Since the child is a seperate process, it will require a second debugger
window, and we will make use of gdb's ability to "attach" to a process
which is already running.
Before you start, you must do the following:
Now you are ready to start:
Make sure your call to fork() assigns a value to some variable
so you can read it easily, e.g. "pid = fork()".
Make sure you place a sleep() statement in the child as the first
line of code after the fork(), e.g. "sleep(60)"
[make the sleep() long enough for step 4 below ...]. The sleep()
statment can be removed once debugging is complete.
Compile your program with the "-g" option set, e.g. gcc myProg.c
-o myProg -g
Start 2 copies of ddd in the background, like "ddd myProg & ddd
myProg &". It is important that the two copies being running concurrently.

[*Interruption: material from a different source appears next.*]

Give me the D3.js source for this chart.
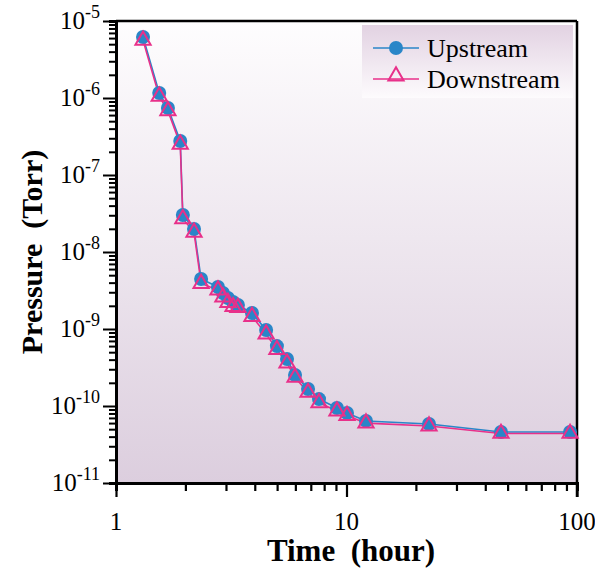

Pick (arbitrarily) one window to be the "parent" and set a breakpoint after
the call to fork() (but not in any code the
child will be executing ... that is, set the breakpoint somewhere in the
parent's code ... if you set the breakpoint in the child's code, DDD
will kill the child as soon as it is created!).
Run the parent to the breakpoint. Note the value returned by fork(),
i.e. the process ID of the child.
In the "child" window, type "attach <pid>" in the gdb console
window where <pid> is the child's process ID. Note: the gdb
console is found at the bottom of the ddd window; this is where you can
type commands directly to gdb.
Set a breakpoint in the child after the sleep() statement, and
click on "cont" (in the popup "Command Tool" window) to allow
the child to continue execution to the breakpoint.